Bharara also added, “Driven to maximize profits, Wells Fargo employed shoddy underwriting practices to drive up loan volume, at the expense of loan quality. Even though Wells Fargo identified through internal quality assurance reviews thousands of problematic loans, the bank decided not to report them to HUD. As a result, while Wells Fargo enjoyed huge profits from its FHA loan business, the government was left holding the bag when the bad loans went bust.”

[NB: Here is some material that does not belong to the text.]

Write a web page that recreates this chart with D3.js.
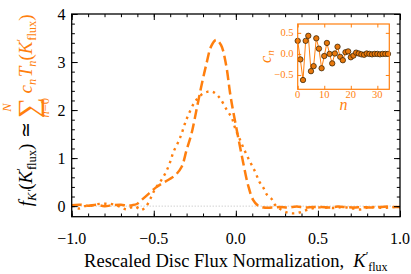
<!DOCTYPE html>
<html><head><meta charset="utf-8">
<script src="https://cdn.jsdelivr.net/npm/d3@7"></script>
</head><body style="margin:0">
<svg id="c" width="411" height="274"></svg>
<script>
// ---- data ----
const dashedX = [-1.00,-0.95,-0.90,-0.85,-0.80,-0.75,-0.70,-0.66,-0.63,-0.60,-0.57,-0.53,-0.49,-0.45,-0.41,-0.37,-0.33,-0.30,-0.27,-0.24,-0.21,-0.18,-0.15,-0.12,-0.09,-0.06,-0.035,-0.015,0.015,0.045,0.075,0.105,0.135,0.17,0.22,0.27,0.32,0.37,0.42,0.47,0.52,0.57,0.62,0.67,0.72,0.77,0.82,0.87,0.92,0.97,1.00];
const dashedY = [0.02,0.03,0.01,0.03,0.00,0.02,0.03,0.01,0.02,0.05,0.14,0.26,0.38,0.47,0.55,0.64,0.82,1.17,1.51,2.00,2.50,2.95,3.33,3.46,3.35,2.95,2.35,1.95,1.42,0.90,0.43,0.13,0.01,-0.03,-0.03,-0.02,-0.03,-0.01,-0.03,-0.02,-0.02,-0.03,-0.01,-0.02,-0.03,-0.02,-0.03,-0.02,-0.01,-0.02,-0.02];
const dottedX = [-1.00,-0.96,-0.92,-0.89,-0.85,-0.80,-0.77,-0.73,-0.69,-0.665,-0.64,-0.61,-0.58,-0.55,-0.52,-0.49,-0.46,-0.43,-0.40,-0.38,-0.35,-0.33,-0.31,-0.289,-0.25,-0.21,-0.175,-0.14,-0.10,-0.055,-0.024,-0.004,0.026,0.057,0.087,0.118,0.143,0.168,0.189,0.22,0.24,0.28,0.32,0.36,0.40,0.44,0.49,0.55,0.60,0.65,0.70,0.76,0.80,0.85,0.90,0.95,1.00];
const dottedY = [0.02,-0.05,0.00,0.00,0.04,0.05,0.05,0.02,-0.04,-0.07,-0.03,-0.01,-0.08,-0.02,0.16,0.37,0.51,0.68,0.92,1.13,1.34,1.51,1.72,1.90,2.17,2.32,2.38,2.38,2.26,2.00,1.83,1.62,1.375,1.13,0.92,0.71,0.51,0.38,0.24,0.14,0.02,-0.08,-0.14,-0.15,-0.12,-0.07,-0.03,-0.03,-0.04,-0.02,-0.04,-0.07,-0.03,-0.02,-0.04,-0.02,-0.03];
const coeffN = d3.range(0, 35);
const coeffC = [0.31,-0.13,-0.62,0.31,0.43,-0.41,-0.29,0.37,0.125,-0.34,-0.05,0.26,0.00,-0.225,0.01,0.17,-0.07,-0.15,0.04,0.06,-0.08,-0.04,0.03,0.01,-0.01,-0.02,0.01,0.00,-0.01,0.00,0.00,-0.01,0.00,0.00,0.00];
const xTicks = [-1.0,-0.5,0.0,0.5,1.0];
const yTicks = [0,1,2,3,4];
const insetXTicks = [0,10,20,30];
const insetYTicks = [-0.5,0.0,0.5];

const ORANGE = "#ff7f0e";
const svg = d3.select("#c");

// ---- main axes ----
const L=71.7, R=400, T=14, B=216.7;
const x = d3.scaleLinear().domain([-1,1]).range([L,R]);
const y = d3.scaleLinear().domain([-0.22,4]).range([B,T]);
const fmt = d => d3.format(".1f")(d).replace("-","\u2212");

// zero line
svg.append("line").attr("x1",L).attr("x2",R).attr("y1",y(0)).attr("y2",y(0))
  .attr("stroke","#bbbbbb").attr("stroke-width",1).attr("stroke-dasharray","1,2");

const line = d3.line().x(d=>x(d[0])).y(d=>y(d[1])).curve(d3.curveCatmullRom.alpha(0.5));
svg.append("path").datum(dottedX.map((v,i)=>[v,dottedY[i]])).attr("d",line)
  .attr("fill","none").attr("stroke",ORANGE).attr("stroke-width",2.4)
  .attr("stroke-dasharray","2.4,4.4").attr("stroke-linecap","butt");
svg.append("path").datum(dashedX.map((v,i)=>[v,dashedY[i]])).attr("d",line)
  .attr("fill","none").attr("stroke",ORANGE).attr("stroke-width",2.5)
  .attr("stroke-dasharray","10,4.5");

// frame ticks
function ticks(g, scale, vals, orient, len, color){
  const ax = {bottom:d3.axisBottom, top:d3.axisTop, left:d3.axisLeft, right:d3.axisRight}[orient](scale)
    .tickValues(vals).tickSizeInner(-len).tickSizeOuter(0).tickFormat("");
  g.call(ax);
  g.select(".domain").remove();
  g.selectAll("line").attr("stroke",color).attr("stroke-width",1);
}
const xMinor = d3.range(-10,11).map(i=>i/10);
const yMinor = d3.range(0,21).map(i=>i/5);
[["bottom",B],["top",T]].forEach(([o,p])=>{
  ticks(svg.append("g").attr("transform",`translate(0,${p})`), x, xTicks, o, 6, "#000");
  ticks(svg.append("g").attr("transform",`translate(0,${p})`), x, xMinor, o, 3.2, "#000");
});
[["left",L],["right",R]].forEach(([o,p])=>{
  ticks(svg.append("g").attr("transform",`translate(${p},0)`), y, yTicks, o, 6, "#000");
  ticks(svg.append("g").attr("transform",`translate(${p},0)`), y, yMinor, o, 3.2, "#000");
});
svg.append("rect").attr("x",L).attr("y",T).attr("width",R-L).attr("height",B-T)
  .attr("fill","none").attr("stroke","#000").attr("stroke-width",1.3);

function txt(sel){ return sel.style("font-family",'"Liberation Serif"'); }

// tick labels
txt(svg.selectAll(".xt").data(xTicks).enter().append("text"))
  .attr("x",d=>x(d)).attr("y",244).attr("text-anchor","middle")
  .attr("font-size",16).text(fmt);
txt(svg.selectAll(".yt").data(yTicks).enter().append("text"))
  .attr("x",65.5).attr("y",d=>y(d)+5.5).attr("text-anchor","end")
  .attr("font-size",16).text(d=>d);

// x label
const xl = txt(svg.append("text")).attr("x",(L+R)/2).attr("y",267).attr("text-anchor","middle")
  .attr("font-size",18.5);
xl.append("tspan").text("Rescaled Disc Flux Normalization,\u2002");
xl.append("tspan").attr("font-style","italic").text("K");
xl.append("tspan").attr("font-size",12).attr("dy",-7).text("\u2032");
xl.append("tspan").attr("font-size",12).attr("dy",11).attr("dx",0).text("flux");

// y label (rotated), laid out piece by piece
const yl = svg.append("g").attr("transform","translate(32,110) rotate(-90)");
function addText(parent, build, color){
  const t = txt(parent.append("text")).attr("fill",color).attr("font-size",19);
  build(t);
  return t;
}
function kflux(t){
  t.append("tspan").attr("font-style","italic").text("K");
  t.append("tspan").attr("font-size",12.5).attr("dy",-7).text("\u2032");
  t.append("tspan").attr("font-size",12.5).attr("dy",11).attr("dx",-2).text("flux");
  t.append("tspan").attr("dy",-4).text(")");
}
const p1 = addText(yl, t=>{
  t.append("tspan").attr("font-style","italic").text("f");
  t.append("tspan").attr("font-size",12.5).attr("font-style","italic").attr("dy",4).text("K\u2032");
  t.append("tspan").attr("dy",-4).text("(");
  kflux(t);
}, "#000");
const p2 = addText(yl, t=>t.text("\u2009\u2243\u2009"), "#000");
const sg = yl.append("g");
const sig = txt(sg.append("text")).attr("font-size",29).attr("fill",ORANGE)
  .attr("y",6).attr("text-anchor","middle").text("\u2211");
const sN = txt(sg.append("text")).attr("font-size",12.5).attr("fill",ORANGE)
  .attr("font-style","italic").attr("y",-21).attr("text-anchor","middle").text("N");
const s0 = txt(sg.append("text")).attr("font-size",12.5).attr("fill",ORANGE)
  .attr("y",17).attr("text-anchor","middle");
s0.append("tspan").attr("font-style","italic").text("n");
s0.append("tspan").text("=0");
const p4 = addText(yl, t=>{
  t.append("tspan").text("\u2009");
  t.append("tspan").attr("font-style","italic").text("c");
  t.append("tspan").attr("font-size",12.5).attr("font-style","italic").attr("dy",4).text("n");
  t.append("tspan").attr("font-style","italic").attr("dy",-4).attr("dx",1.5).text("T");
  t.append("tspan").attr("font-size",12.5).attr("font-style","italic").attr("dy",4).text("n");
  t.append("tspan").attr("dy",-4).text("(");
  kflux(t);
}, ORANGE);
const w1 = p1.node().getComputedTextLength();
const w2 = p2.node().getComputedTextLength();
const ws = Math.max(sig.node().getComputedTextLength(), s0.node().getComputedTextLength());
const w4 = p4.node().getComputedTextLength();
const W = w1+w2+ws+w4;
let cx = -W/2;
p1.attr("x",cx); cx += w1;
p2.attr("x",cx); cx += w2;
sg.attr("transform",`translate(${cx+ws/2},0)`); cx += ws;
p4.attr("x",cx);

// ---- inset ----
const iL=297.7, iR=389.3, iT=24, iB=89.3;
const ix = d3.scaleLinear().domain([0,34.5]).range([iL,iR]);
const iy = d3.scaleLinear().domain([-0.84,0.71]).range([iB,iT]);
svg.append("rect").attr("x",iL).attr("y",iT).attr("width",iR-iL).attr("height",iB-iT).attr("fill","#fff");
svg.append("path").datum(coeffN.map((n,i)=>[n,coeffC[i]]))
  .attr("d",d3.line().x(d=>ix(d[0])).y(d=>iy(d[1])))
  .attr("fill","none").attr("stroke",ORANGE).attr("stroke-width",1);
svg.selectAll(".pt").data(coeffN).enter().append("circle")
  .attr("cx",d=>ix(d)).attr("cy",(d,i)=>iy(coeffC[i])).attr("r",2.7)
  .attr("fill","#e8780c").attr("stroke","#2a1a00").attr("stroke-width",0.7);
[["bottom",iB],["top",iT]].forEach(([o,p])=>
  ticks(svg.append("g").attr("transform",`translate(0,${p})`), ix, insetXTicks, o, 3.5, ORANGE));
[["left",iL],["right",iR]].forEach(([o,p])=>
  ticks(svg.append("g").attr("transform",`translate(${p},0)`), iy, insetYTicks, o, 3.5, ORANGE));
svg.append("rect").attr("x",iL).attr("y",iT).attr("width",iR-iL).attr("height",iB-iT)
  .attr("fill","none").attr("stroke",ORANGE).attr("stroke-width",1.2);
txt(svg.selectAll(".ixt").data(insetXTicks).enter().append("text"))
  .attr("x",d=>ix(d)).attr("y",97.5).attr("text-anchor","middle").attr("fill",ORANGE)
  .attr("font-size",10.5).text(d=>d);
txt(svg.selectAll(".iyt").data(insetYTicks).enter().append("text"))
  .attr("x",293.5).attr("y",d=>iy(d)+3.5).attr("text-anchor","end").attr("fill",ORANGE)
  .attr("font-size",10.5).text(fmt);
txt(svg.append("text")).attr("x",(iL+iR)/2).attr("y",110).attr("text-anchor","middle").attr("fill",ORANGE)
  .attr("font-size",16).attr("font-style","italic").text("n");
const cl = txt(svg.append("text")).attr("transform",`translate(271,${(iT+iB)/2}) rotate(-90)`)
  .attr("text-anchor","middle").attr("fill",ORANGE).attr("font-size",16);
cl.append("tspan").attr("font-style","italic").text("c");
cl.append("tspan").attr("font-style","italic").attr("font-size",11).attr("dy",3).text("n");
</script>
</body></html>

Franklin Codel, President of Wells Fargo Home Lending Wells Fargo mentioned, “Today’s court filing details a previously announced agreement in principle that resolves not only the pending lawsuit filed by the U.S. Attorney for the Southern District of New York, but also a number of other potential claims going back as far as 15 years in some cases.”

Matter in Brief

The concerned case dates back to Oct 9, 2012, filed in U.S. District Court for the Southern District of New York and was later amended twice.  The U.S. government alleged that in the period from May 2001 and Oct 2005, Wells Fargo was engaged in “reckless” origination and underwriting of its FHA mortgage loans.

The company certified that more than 100,000 such FHA loans were in compliance with the requirements of HUD and hence stood eligible for FHA insurance. However, the bank was aware of the fact that a significant amount of these loans were too risky, defective and did not qualify under HUD standards. In fact, the loans were ineligible for FHA insurance claims.

Per the complaint “the extremely poor quality of Wells Fargo’s loans was a function of management’s nearly singular focus on increasing the volume of FHA originations – and the bank’s profits – rather than on the quality of the loans being originated.”

Owing to the false certification of those mortgage loans, the bank unfairly realized proceeds while putting billions of FHA dollars at stake. Consequently, on account of those faulty loans, FHA incurred payment of “hundreds of millions of dollars” in FHA benefits.

Bottom Line

Giving effect to legal costs, Wells Fargo reduced net income for full year 2015, by $134 million, or 3 cents per share. Net income for 2015 was revised at $22.9 billion or $4.12 per share as against previously reported figure of $23 billion or $4.15 per share.

Though the settlement affected Wells Fargo’s earnings for 2015, it relieved the company of the legacy issues. We remain encouraged by the efforts of the Wall Street Banking giant in gradually resolving its legal overhangs.

Other companies that have faced similar charges include JPMorgan Chase & Co. JPM, Citigroup Inc. C and Bank of America Corporation BAC. All these banks have previously reached settlements with the Justice Department.

Currently, Wells Fargo carries a Zacks Rank #4 (Sell).